*Written instruction*
Return the material word for word. Do not include the pictures.

*Stored data*
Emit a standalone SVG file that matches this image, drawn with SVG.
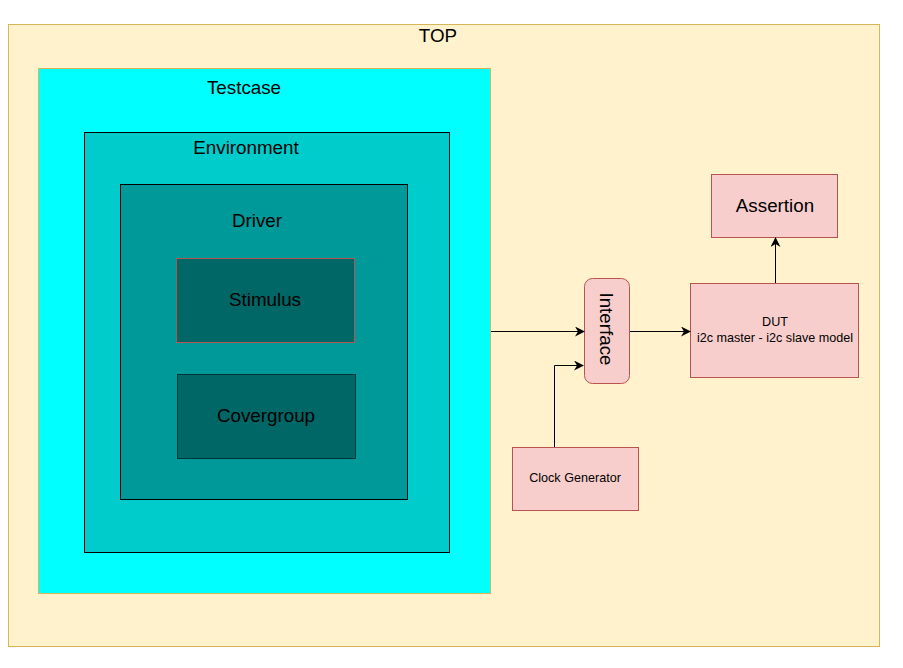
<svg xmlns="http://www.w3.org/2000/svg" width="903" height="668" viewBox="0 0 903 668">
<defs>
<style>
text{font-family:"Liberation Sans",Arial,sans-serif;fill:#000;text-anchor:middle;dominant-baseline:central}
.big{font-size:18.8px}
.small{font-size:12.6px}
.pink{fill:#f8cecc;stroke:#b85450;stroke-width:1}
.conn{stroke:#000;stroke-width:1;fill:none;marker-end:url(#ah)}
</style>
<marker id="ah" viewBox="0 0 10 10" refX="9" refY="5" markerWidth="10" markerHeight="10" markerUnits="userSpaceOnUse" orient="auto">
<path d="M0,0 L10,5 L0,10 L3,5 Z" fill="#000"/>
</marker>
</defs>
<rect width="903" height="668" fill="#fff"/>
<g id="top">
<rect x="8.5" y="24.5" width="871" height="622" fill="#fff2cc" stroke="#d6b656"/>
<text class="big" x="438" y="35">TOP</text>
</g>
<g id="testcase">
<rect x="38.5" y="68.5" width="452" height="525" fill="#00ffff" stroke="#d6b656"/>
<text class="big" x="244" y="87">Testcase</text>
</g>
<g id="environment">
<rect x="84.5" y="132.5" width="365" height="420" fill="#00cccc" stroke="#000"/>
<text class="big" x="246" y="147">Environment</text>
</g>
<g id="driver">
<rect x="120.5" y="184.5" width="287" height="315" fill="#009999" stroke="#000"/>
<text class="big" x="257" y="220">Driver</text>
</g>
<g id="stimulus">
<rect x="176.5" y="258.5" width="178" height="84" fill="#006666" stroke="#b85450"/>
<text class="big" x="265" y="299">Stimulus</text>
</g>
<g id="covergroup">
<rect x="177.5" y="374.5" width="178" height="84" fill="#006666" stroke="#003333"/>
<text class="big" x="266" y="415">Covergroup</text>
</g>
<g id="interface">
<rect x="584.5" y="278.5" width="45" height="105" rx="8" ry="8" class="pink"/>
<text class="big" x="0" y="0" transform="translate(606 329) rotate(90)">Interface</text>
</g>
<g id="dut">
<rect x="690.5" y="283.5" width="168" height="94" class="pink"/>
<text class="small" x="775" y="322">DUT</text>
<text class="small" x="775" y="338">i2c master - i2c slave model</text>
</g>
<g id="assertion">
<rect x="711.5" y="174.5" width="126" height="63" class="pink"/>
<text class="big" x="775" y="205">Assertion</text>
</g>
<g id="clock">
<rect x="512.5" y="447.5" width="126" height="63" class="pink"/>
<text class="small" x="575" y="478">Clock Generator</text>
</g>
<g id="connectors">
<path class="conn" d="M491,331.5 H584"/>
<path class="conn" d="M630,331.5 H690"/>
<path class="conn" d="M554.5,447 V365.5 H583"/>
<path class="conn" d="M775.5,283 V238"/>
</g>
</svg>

*Right answer*
Emit a standalone SVG file that matches this image, drawn with SVG.
<svg xmlns="http://www.w3.org/2000/svg" width="903" height="668" viewBox="0 0 903 668">
<defs>
<style>
text{font-family:"Liberation Sans",Arial,sans-serif;fill:#000;text-anchor:middle;dominant-baseline:central}
.big{font-size:18.8px}
.small{font-size:12.6px}
.pink{fill:#f8cecc;stroke:#b85450;stroke-width:1}
.conn{stroke:#000;stroke-width:1;fill:none;marker-end:url(#ah)}
</style>
<marker id="ah" viewBox="0 0 10 10" refX="9" refY="5" markerWidth="10" markerHeight="10" markerUnits="userSpaceOnUse" orient="auto">
<path d="M0,0 L10,5 L0,10 L3,5 Z" fill="#000"/>
</marker>
</defs>
<rect width="903" height="668" fill="#fff"/>
<g id="top">
<rect x="8.5" y="24.5" width="871" height="622" fill="#fff2cc" stroke="#d6b656"/>
<text class="big" x="438" y="35">TOP</text>
</g>
<g id="testcase">
<rect x="38.5" y="68.5" width="452" height="525" fill="#00ffff" stroke="#d6b656"/>
<text class="big" x="244" y="87">Testcase</text>
</g>
<g id="environment">
<rect x="84.5" y="132.5" width="365" height="420" fill="#00cccc" stroke="#000"/>
<text class="big" x="246" y="147">Environment</text>
</g>
<g id="driver">
<rect x="120.5" y="184.5" width="287" height="315" fill="#009999" stroke="#000"/>
<text class="big" x="257" y="220">Driver</text>
</g>
<g id="stimulus">
<rect x="176.5" y="258.5" width="178" height="84" fill="#006666" stroke="#b85450"/>
<text class="big" x="265" y="299">Stimulus</text>
</g>
<g id="covergroup">
<rect x="177.5" y="374.5" width="178" height="84" fill="#006666" stroke="#003333"/>
<text class="big" x="266" y="415">Covergroup</text>
</g>
<g id="interface">
<rect x="584.5" y="278.5" width="45" height="105" rx="8" ry="8" class="pink"/>
<text class="big" x="0" y="0" transform="translate(606 329) rotate(90)">Interface</text>
</g>
<g id="dut">
<rect x="690.5" y="283.5" width="168" height="94" class="pink"/>
<text class="small" x="775" y="322">DUT</text>
<text class="small" x="775" y="338">i2c master - i2c slave model</text>
</g>
<g id="assertion">
<rect x="711.5" y="174.5" width="126" height="63" class="pink"/>
<text class="big" x="775" y="205">Assertion</text>
</g>
<g id="clock">
<rect x="512.5" y="447.5" width="126" height="63" class="pink"/>
<text class="small" x="575" y="478">Clock Generator</text>
</g>
<g id="connectors">
<path class="conn" d="M491,331.5 H584"/>
<path class="conn" d="M630,331.5 H690"/>
<path class="conn" d="M554.5,447 V365.5 H583"/>
<path class="conn" d="M775.5,283 V238"/>
</g>
</svg>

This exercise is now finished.